(Source code of charts)
______
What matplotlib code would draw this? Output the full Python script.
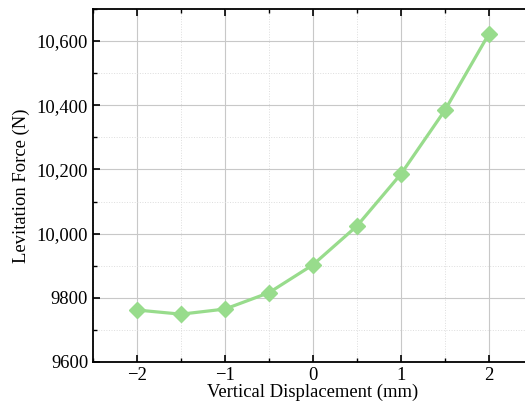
import numpy as np
import matplotlib
matplotlib.use("Agg")
import matplotlib.pyplot as plt
from matplotlib.ticker import MultipleLocator, FuncFormatter

# data
disp = [-2, -1.5, -1, -0.5, 0, 0.5, 1, 1.5, 2]
force = [9762, 9749, 9765, 9816, 9903, 10024, 10186, 10385, 10623]

plt.rcParams['font.family'] = ['Liberation Serif', 'DejaVu Serif']
plt.rcParams['font.size'] = 13.4

fig = plt.figure(figsize=(5.25, 4.07), dpi=100)
ax = fig.add_axes([93 / 525, 1 - 362 / 407, 440 / 525, 353 / 407])

ax.plot(disp, force, color='#98dc8c', lw=2.3, marker='D', ms=8, zorder=3)

ax.set_xlim(-2.5, 2.5)
ax.set_ylim(9600, 10700)
ax.xaxis.set_major_locator(MultipleLocator(1))
ax.xaxis.set_minor_locator(MultipleLocator(0.5))
ax.yaxis.set_major_locator(MultipleLocator(200))
ax.yaxis.set_minor_locator(MultipleLocator(100))
ax.yaxis.set_major_formatter(FuncFormatter(
    lambda v, p: f"{v:,.0f}" if v >= 10000 else f"{v:.0f}"))

ax.grid(which='major', color='#c8c8c8', lw=0.8)
ax.grid(which='minor', color='#dddddd', lw=0.7, ls=':')
ax.set_axisbelow(True)

ax.tick_params(which='both', direction='in', top=True, right=False)
ax.tick_params(which='major', length=5, width=1.2)
ax.tick_params(which='minor', length=3, width=1)
for s in ['left', 'bottom', 'top']:
    ax.spines[s].set_linewidth(1.3)
ax.spines['right'].set_visible(False)

ax.set_xlabel('Vertical Displacement (mm)', labelpad=0)
ax.set_ylabel('Levitation Force (N)', labelpad=5)

fig.savefig('out.png', dpi=100)
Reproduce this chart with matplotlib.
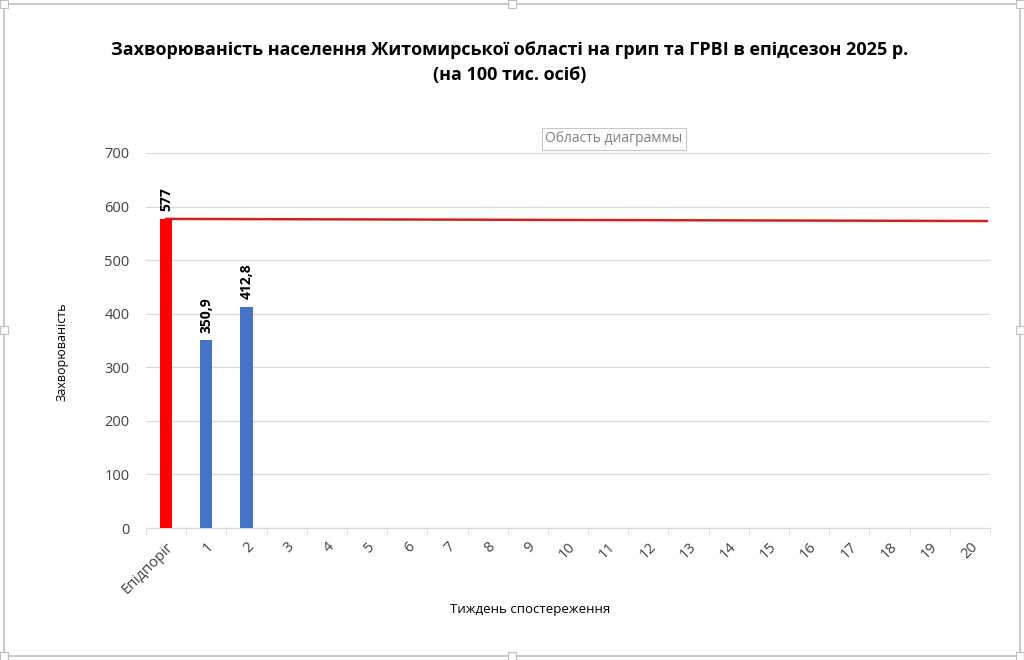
import numpy as np
import matplotlib.pyplot as plt
from matplotlib.patches import Rectangle

plt.rcParams['font.family'] = ['Open Sans', 'DejaVu Sans']

# data
categories = ["Епідпоріг"] + [str(i) for i in range(1, 21)]
threshold_value = 577
week_values = [350.9, 412.8]          # weeks observed so far
threshold_line = [577, 573]           # slightly sloped red line, start / end
title = ("Захворюваність населення Житомирської області на грип та ГРВІ в епідсезон 2025 р.\n"
         "(на 100 тис. осіб)")
ylabel = "Захворюваність"
xlabel = "Тиждень спостереження"

fig = plt.figure(figsize=(10.24, 6.6), dpi=100)
ax = fig.add_axes([146/1024, 1-528/660, 844/1024, 375/660])

x = np.arange(len(categories))
bw = 0.3

# threshold line (behind bars)
ax.plot([x[0], len(categories) - 0.58], threshold_line, color="#d42020", lw=1.8, zorder=2)

ax.bar(x[0], threshold_value, width=bw, color="#ff0000", zorder=3)
ax.bar(x[1:1+len(week_values)], week_values, width=bw, color="#4472c4", zorder=3)

def fmt(v):
    return str(v).replace(".", ",") if v != int(v) else str(int(v))

for xi, v in zip(x[:1+len(week_values)], [threshold_value] + week_values):
    ax.text(xi, v + 14, fmt(v), rotation=90, ha="center", va="bottom",
            fontsize=10, fontweight="bold", color="black", zorder=4)

ax.set_xlim(-0.5, len(categories) - 0.5)
ax.set_ylim(0, 700)
ax.set_yticks(np.arange(0, 701, 100))
ax.yaxis.grid(True, color="#d9d9d9", lw=0.9)
ax.set_axisbelow(True)
for s in ["top", "right", "left"]:
    ax.spines[s].set_visible(False)
ax.spines["bottom"].set_color("#d9d9d9")
ax.tick_params(axis="y", length=0, labelsize=10.5, colors="#404040", pad=12)

ax.set_xticks(x)
ax.set_xticklabels(categories, rotation=45, ha="right", rotation_mode="anchor",
                   fontsize=10.5, color="#404040")
ax.set_xticks(np.arange(-0.5, len(categories), 1), minor=True)
ax.tick_params(axis="x", which="major", length=0, pad=8)
ax.tick_params(axis="x", which="minor", length=5, color="#d9d9d9")

fig.text(0.498, 0.905, title, ha="center", va="center", fontsize=13,
         fontweight="bold", linespacing=1.5)
fig.text(62/1024, 1-352/660, ylabel, rotation=90, ha="center", va="center", fontsize=9)
fig.text(530/1024, 1-610/660, xlabel, ha="center", va="center", fontsize=9.5)

# "chart area" tooltip as seen in the screenshot
fig.text(614/1024, 1-139/660, "Область диаграммы", ha="center", va="center",
         fontsize=10, color="#808080",
         bbox=dict(boxstyle="square,pad=0.25", fc="white", ec="#c8c8c8", lw=0.8))

# selection frame with handles
fig.patches.append(Rectangle((4/1024, 4/660), 1-8/1024, 1-8/660, transform=fig.transFigure,
                             fill=False, ec="#bfbfbf", lw=1.2))
for hx, hy in [(0.5, 1-4/660), (0.5, 4/660), (4/1024, 0.5), (1-4/1024, 0.5),
               (4/1024, 1-4/660), (1-4/1024, 1-4/660), (4/1024, 4/660), (1-4/1024, 4/660)]:
    fig.patches.append(Rectangle((hx - 4/1024, hy - 4/660), 8/1024, 8/660,
                                 transform=fig.transFigure, fc="white", ec="#bfbfbf", lw=0.8))

fig.savefig("out.png", dpi=100)
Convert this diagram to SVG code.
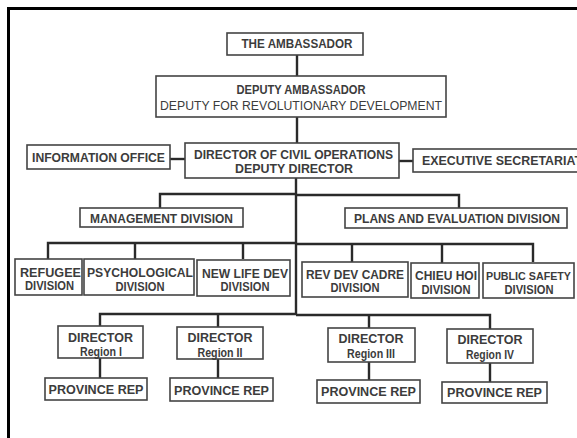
<svg xmlns="http://www.w3.org/2000/svg" width="577" height="438" viewBox="0 0 577 438">
  <style>
    .box { fill: #ffffff; stroke: #444444; stroke-width: 1.6; }
    .t { font-family: "Liberation Sans", Arial, sans-serif; font-weight: bold; font-size: 12px; fill: #3c3c3c; text-anchor: middle; }
    .tr { font-weight: normal; }
    .link { fill: none; stroke: #2a2a2a; stroke-width: 2.4; }
    .frame { fill: none; stroke: #000000; stroke-width: 3; }
  </style>
  <rect x="0" y="0" width="577" height="438" fill="#ffffff"/>
  <path class="frame" d="M8.5 438 V8.5 H577"/>

  <!-- connectors -->
  <g id="connectors">
    <path class="link" d="M297 55 V76"/>
    <path class="link" d="M297 117 V143"/>
    <path class="link" d="M170 159 H185"/>
    <path class="link" d="M399 161 H413"/>
    <path class="link" d="M296 178 V315"/>
    <path class="link" d="M160 208 V194 H296 M296 195 H459 V208"/>
    <path class="link" d="M48 259 V243 H296 M296 244 H533 V262"/>
    <path class="link" d="M135 243 V259 M243 243 V259 M352 244 V262 M442 244 V263"/>
    <path class="link" d="M100 326 V314 H296 M296 315 H490 V329"/>
    <path class="link" d="M218 314 V327 M369 315 V328"/>
    <path class="link" d="M100 358 V378 M218 359 V378 M369 362 V380 M490 363 V382"/>
  </g>

  <g id="ambassador">
    <rect class="box" x="227" y="33" width="136" height="22"/>
    <text class="t" x="297" y="48" textLength="111" lengthAdjust="spacingAndGlyphs">THE AMBASSADOR</text>
  </g>

  <g id="deputy-ambassador">
    <rect class="box" x="156" y="76" width="290" height="41"/>
    <text class="t" x="301" y="94" textLength="129" lengthAdjust="spacingAndGlyphs">DEPUTY AMBASSADOR</text>
    <text class="t tr" x="301" y="110" textLength="282" lengthAdjust="spacingAndGlyphs">DEPUTY FOR REVOLUTIONARY DEVELOPMENT</text>
  </g>

  <g id="information-office">
    <rect class="box" x="27" y="145" width="143" height="24"/>
    <text class="t" x="98.5" y="162" textLength="133" lengthAdjust="spacingAndGlyphs">INFORMATION OFFICE</text>
  </g>

  <g id="director-civil-operations">
    <rect class="box" x="185" y="143" width="214" height="35"/>
    <text class="t" x="293.5" y="159" textLength="199" lengthAdjust="spacingAndGlyphs">DIRECTOR OF CIVIL OPERATIONS</text>
    <text class="t" x="294" y="172.5" textLength="118" lengthAdjust="spacingAndGlyphs">DEPUTY DIRECTOR</text>
  </g>

  <g id="executive-secretariat">
    <rect class="box" x="413" y="149" width="180" height="23"/>
    <text class="t" x="422" y="164.5" style="text-anchor:start" textLength="160" lengthAdjust="spacingAndGlyphs">EXECUTIVE SECRETARIAT</text>
  </g>

  <g id="management-division">
    <rect class="box" x="80" y="208" width="163" height="19"/>
    <text class="t" x="161.5" y="222.5" textLength="143" lengthAdjust="spacingAndGlyphs">MANAGEMENT DIVISION</text>
  </g>

  <g id="plans-evaluation-division">
    <rect class="box" x="345" y="208" width="222" height="20"/>
    <text class="t" x="457" y="223" textLength="206" lengthAdjust="spacingAndGlyphs">PLANS AND EVALUATION DIVISION</text>
  </g>

  <g id="refugee-division">
    <rect class="box" x="15" y="259" width="67" height="36"/>
    <text class="t" x="50.5" y="276.5" textLength="61" lengthAdjust="spacingAndGlyphs">REFUGEE</text>
    <text class="t" x="49.5" y="290" textLength="49" lengthAdjust="spacingAndGlyphs">DIVISION</text>
  </g>

  <g id="psychological-division">
    <rect class="box" x="84" y="259" width="110" height="36"/>
    <text class="t" x="140" y="277" textLength="106" lengthAdjust="spacingAndGlyphs">PSYCHOLOGICAL</text>
    <text class="t" x="140" y="290.5" textLength="49" lengthAdjust="spacingAndGlyphs">DIVISION</text>
  </g>

  <g id="new-life-dev-division">
    <rect class="box" x="197" y="260" width="93" height="36"/>
    <text class="t" x="245" y="277.5" textLength="86" lengthAdjust="spacingAndGlyphs">NEW LIFE DEV</text>
    <text class="t" x="245" y="291" textLength="49" lengthAdjust="spacingAndGlyphs">DIVISION</text>
  </g>

  <g id="rev-dev-cadre-division">
    <rect class="box" x="302" y="262" width="106" height="35"/>
    <text class="t" x="355" y="278.5" textLength="98" lengthAdjust="spacingAndGlyphs">REV DEV CADRE</text>
    <text class="t" x="355" y="292" textLength="49" lengthAdjust="spacingAndGlyphs">DIVISION</text>
  </g>

  <g id="chieu-hoi-division">
    <rect class="box" x="411" y="263" width="68" height="35"/>
    <text class="t" x="446" y="280" textLength="62" lengthAdjust="spacingAndGlyphs">CHIEU HOI</text>
    <text class="t" x="446" y="293.5" textLength="49" lengthAdjust="spacingAndGlyphs">DIVISION</text>
  </g>

  <g id="public-safety-division">
    <rect class="box" x="483" y="263" width="91" height="35"/>
    <text class="t" x="528.5" y="280" style="font-size:11px" textLength="85" lengthAdjust="spacingAndGlyphs">PUBLIC SAFETY</text>
    <text class="t" x="529" y="293.5" textLength="49" lengthAdjust="spacingAndGlyphs">DIVISION</text>
  </g>

  <g id="director-region-1">
    <rect class="box" x="58" y="326" width="85" height="32"/>
    <text class="t" x="100.5" y="341.5" textLength="65" lengthAdjust="spacingAndGlyphs">DIRECTOR</text>
    <text class="t" x="101" y="356" textLength="42" lengthAdjust="spacingAndGlyphs">Region I</text>
  </g>

  <g id="director-region-2">
    <rect class="box" x="177" y="327" width="86" height="32"/>
    <text class="t" x="220" y="342" textLength="65" lengthAdjust="spacingAndGlyphs">DIRECTOR</text>
    <text class="t" x="220" y="356.5" textLength="45" lengthAdjust="spacingAndGlyphs">Region II</text>
  </g>

  <g id="director-region-3">
    <rect class="box" x="328" y="328" width="87" height="34"/>
    <text class="t" x="371" y="343" textLength="65" lengthAdjust="spacingAndGlyphs">DIRECTOR</text>
    <text class="t" x="371" y="357.5" textLength="48" lengthAdjust="spacingAndGlyphs">Region III</text>
  </g>

  <g id="director-region-4">
    <rect class="box" x="447" y="329" width="86" height="34"/>
    <text class="t" x="490" y="344" textLength="65" lengthAdjust="spacingAndGlyphs">DIRECTOR</text>
    <text class="t" x="490" y="358.5" textLength="48" lengthAdjust="spacingAndGlyphs">Region IV</text>
  </g>

  <g id="province-rep-1">
    <rect class="box" x="45" y="378" width="102" height="22"/>
    <text class="t" x="96" y="394" textLength="95" lengthAdjust="spacingAndGlyphs">PROVINCE REP</text>
  </g>

  <g id="province-rep-2">
    <rect class="box" x="170" y="378" width="103" height="23"/>
    <text class="t" x="221.5" y="394.5" textLength="95" lengthAdjust="spacingAndGlyphs">PROVINCE REP</text>
  </g>

  <g id="province-rep-3">
    <rect class="box" x="317" y="380" width="103" height="23"/>
    <text class="t" x="368.5" y="396" textLength="95" lengthAdjust="spacingAndGlyphs">PROVINCE REP</text>
  </g>

  <g id="province-rep-4">
    <rect class="box" x="442" y="382" width="105" height="21"/>
    <text class="t" x="494.5" y="397" textLength="95" lengthAdjust="spacingAndGlyphs">PROVINCE REP</text>
  </g>
</svg>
______
**Your task**
Repeat exactly, and only, the entries from the line with "Reproduce this chart with matplotlib." through the line with "plt.rcParams['font.family'] = ['Open". Pictures are skipped.

**Task response**
Reproduce this chart with matplotlib.
import numpy as np
import matplotlib.pyplot as plt
from matplotlib.patches import Rectangle

plt.rcParams['font.family'] = ['Open Sans', 'DejaVu Sans']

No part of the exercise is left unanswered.